-- START Working data --

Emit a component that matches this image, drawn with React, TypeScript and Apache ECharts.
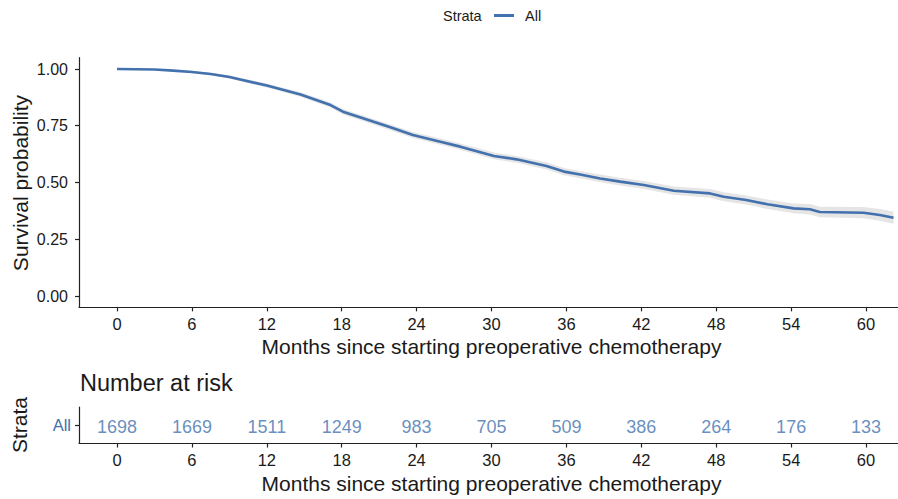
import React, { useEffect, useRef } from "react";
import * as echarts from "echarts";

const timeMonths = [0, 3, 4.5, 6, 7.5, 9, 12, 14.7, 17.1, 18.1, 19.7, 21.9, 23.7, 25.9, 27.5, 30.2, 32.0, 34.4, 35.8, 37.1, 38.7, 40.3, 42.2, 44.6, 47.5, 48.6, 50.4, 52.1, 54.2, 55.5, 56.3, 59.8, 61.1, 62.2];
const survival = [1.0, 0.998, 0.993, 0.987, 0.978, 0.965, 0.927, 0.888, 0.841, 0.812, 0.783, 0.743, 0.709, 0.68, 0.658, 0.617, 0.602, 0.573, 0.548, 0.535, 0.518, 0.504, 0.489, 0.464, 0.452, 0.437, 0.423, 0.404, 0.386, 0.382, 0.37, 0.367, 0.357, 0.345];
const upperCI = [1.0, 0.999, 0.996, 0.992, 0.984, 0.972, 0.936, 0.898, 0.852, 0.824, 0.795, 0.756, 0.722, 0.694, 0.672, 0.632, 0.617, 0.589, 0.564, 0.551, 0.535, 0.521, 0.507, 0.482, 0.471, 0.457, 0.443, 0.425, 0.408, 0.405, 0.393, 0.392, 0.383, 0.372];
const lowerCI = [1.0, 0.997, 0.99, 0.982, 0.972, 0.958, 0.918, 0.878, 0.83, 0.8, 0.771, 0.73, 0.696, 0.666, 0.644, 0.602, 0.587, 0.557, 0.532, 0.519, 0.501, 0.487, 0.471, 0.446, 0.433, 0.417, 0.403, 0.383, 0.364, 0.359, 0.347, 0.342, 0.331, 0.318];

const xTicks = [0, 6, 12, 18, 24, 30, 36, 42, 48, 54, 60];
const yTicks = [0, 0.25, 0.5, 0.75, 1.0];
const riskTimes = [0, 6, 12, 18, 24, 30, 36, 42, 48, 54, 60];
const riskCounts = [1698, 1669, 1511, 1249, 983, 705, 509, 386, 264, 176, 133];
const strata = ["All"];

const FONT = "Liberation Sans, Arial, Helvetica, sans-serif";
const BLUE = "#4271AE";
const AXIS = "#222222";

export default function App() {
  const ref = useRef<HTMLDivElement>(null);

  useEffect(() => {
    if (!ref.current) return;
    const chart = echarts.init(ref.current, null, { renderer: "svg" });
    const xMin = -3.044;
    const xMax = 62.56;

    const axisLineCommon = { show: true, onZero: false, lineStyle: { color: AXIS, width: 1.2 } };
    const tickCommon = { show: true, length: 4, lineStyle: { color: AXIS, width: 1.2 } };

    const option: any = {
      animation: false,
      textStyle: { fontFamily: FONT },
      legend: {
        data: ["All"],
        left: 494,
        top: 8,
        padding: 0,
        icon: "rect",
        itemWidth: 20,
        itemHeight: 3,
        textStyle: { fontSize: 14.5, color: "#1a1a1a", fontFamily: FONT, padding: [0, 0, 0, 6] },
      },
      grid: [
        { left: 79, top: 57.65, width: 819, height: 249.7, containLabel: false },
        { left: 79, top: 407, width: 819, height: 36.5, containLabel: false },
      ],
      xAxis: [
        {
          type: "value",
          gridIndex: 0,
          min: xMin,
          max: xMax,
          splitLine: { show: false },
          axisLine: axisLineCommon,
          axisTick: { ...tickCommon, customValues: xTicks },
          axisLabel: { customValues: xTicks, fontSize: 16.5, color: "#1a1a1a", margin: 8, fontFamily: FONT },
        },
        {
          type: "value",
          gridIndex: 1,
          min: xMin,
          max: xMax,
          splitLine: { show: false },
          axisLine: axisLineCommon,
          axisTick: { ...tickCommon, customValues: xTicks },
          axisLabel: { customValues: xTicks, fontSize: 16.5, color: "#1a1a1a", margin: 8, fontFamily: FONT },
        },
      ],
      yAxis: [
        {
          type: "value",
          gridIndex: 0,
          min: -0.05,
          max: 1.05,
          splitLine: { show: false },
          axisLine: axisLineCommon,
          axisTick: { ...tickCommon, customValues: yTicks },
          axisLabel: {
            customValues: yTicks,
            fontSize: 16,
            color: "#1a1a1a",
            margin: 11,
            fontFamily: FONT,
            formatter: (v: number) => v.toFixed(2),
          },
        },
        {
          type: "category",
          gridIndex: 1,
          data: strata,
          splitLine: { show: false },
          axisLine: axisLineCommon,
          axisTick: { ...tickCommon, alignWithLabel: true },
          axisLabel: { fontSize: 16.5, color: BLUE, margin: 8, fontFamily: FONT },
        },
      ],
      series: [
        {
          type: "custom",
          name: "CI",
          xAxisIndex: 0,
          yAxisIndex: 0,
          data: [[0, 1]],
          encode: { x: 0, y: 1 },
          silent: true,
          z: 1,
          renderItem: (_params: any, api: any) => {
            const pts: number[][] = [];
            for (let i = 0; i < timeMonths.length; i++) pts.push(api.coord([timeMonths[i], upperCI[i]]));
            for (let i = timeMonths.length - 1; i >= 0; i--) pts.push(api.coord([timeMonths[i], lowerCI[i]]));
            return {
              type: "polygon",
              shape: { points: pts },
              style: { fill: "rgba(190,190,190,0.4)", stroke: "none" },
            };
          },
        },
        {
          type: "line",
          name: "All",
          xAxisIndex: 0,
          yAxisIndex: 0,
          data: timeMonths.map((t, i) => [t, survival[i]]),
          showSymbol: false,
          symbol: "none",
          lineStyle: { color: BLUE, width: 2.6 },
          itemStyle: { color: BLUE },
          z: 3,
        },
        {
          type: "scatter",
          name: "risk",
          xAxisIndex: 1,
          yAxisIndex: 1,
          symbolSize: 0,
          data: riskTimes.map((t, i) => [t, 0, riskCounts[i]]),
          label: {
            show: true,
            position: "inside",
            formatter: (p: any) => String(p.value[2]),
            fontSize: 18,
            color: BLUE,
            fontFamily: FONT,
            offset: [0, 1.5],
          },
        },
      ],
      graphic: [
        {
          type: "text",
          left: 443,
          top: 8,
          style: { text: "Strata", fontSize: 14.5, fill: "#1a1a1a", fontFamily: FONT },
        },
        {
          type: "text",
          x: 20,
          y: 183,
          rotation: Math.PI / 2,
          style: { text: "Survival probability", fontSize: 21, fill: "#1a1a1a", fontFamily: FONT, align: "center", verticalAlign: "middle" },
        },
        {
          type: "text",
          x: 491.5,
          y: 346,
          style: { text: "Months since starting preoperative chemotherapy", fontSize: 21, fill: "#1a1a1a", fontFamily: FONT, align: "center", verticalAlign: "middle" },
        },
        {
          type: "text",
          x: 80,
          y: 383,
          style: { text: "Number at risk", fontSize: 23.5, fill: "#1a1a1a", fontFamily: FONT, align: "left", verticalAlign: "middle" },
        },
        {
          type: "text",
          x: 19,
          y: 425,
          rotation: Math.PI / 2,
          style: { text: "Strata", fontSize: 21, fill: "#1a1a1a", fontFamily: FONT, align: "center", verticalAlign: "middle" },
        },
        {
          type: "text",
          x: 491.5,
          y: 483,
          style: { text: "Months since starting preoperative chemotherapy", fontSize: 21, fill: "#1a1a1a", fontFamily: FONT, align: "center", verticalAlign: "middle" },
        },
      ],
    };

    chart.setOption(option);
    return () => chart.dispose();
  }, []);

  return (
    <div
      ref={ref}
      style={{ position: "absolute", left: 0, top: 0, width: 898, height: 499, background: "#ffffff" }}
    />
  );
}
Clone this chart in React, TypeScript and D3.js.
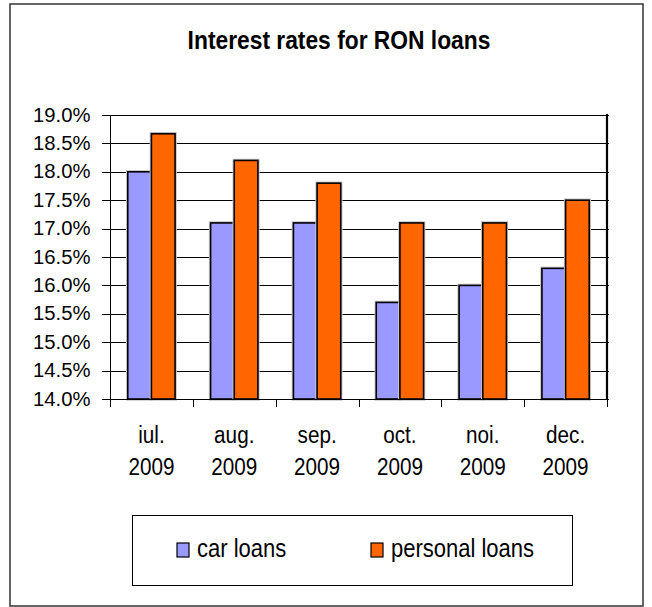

-- END Working data --

- What you need to do:
Give again, word for word, every line from the top of the data through the line with "import * as", both ends included, and exclude the pictures.

- The result:
Emit a component that matches this image, drawn with React, TypeScript and Apache ECharts.
import React, { useEffect, useRef } from "react";
import * as echarts from "echarts";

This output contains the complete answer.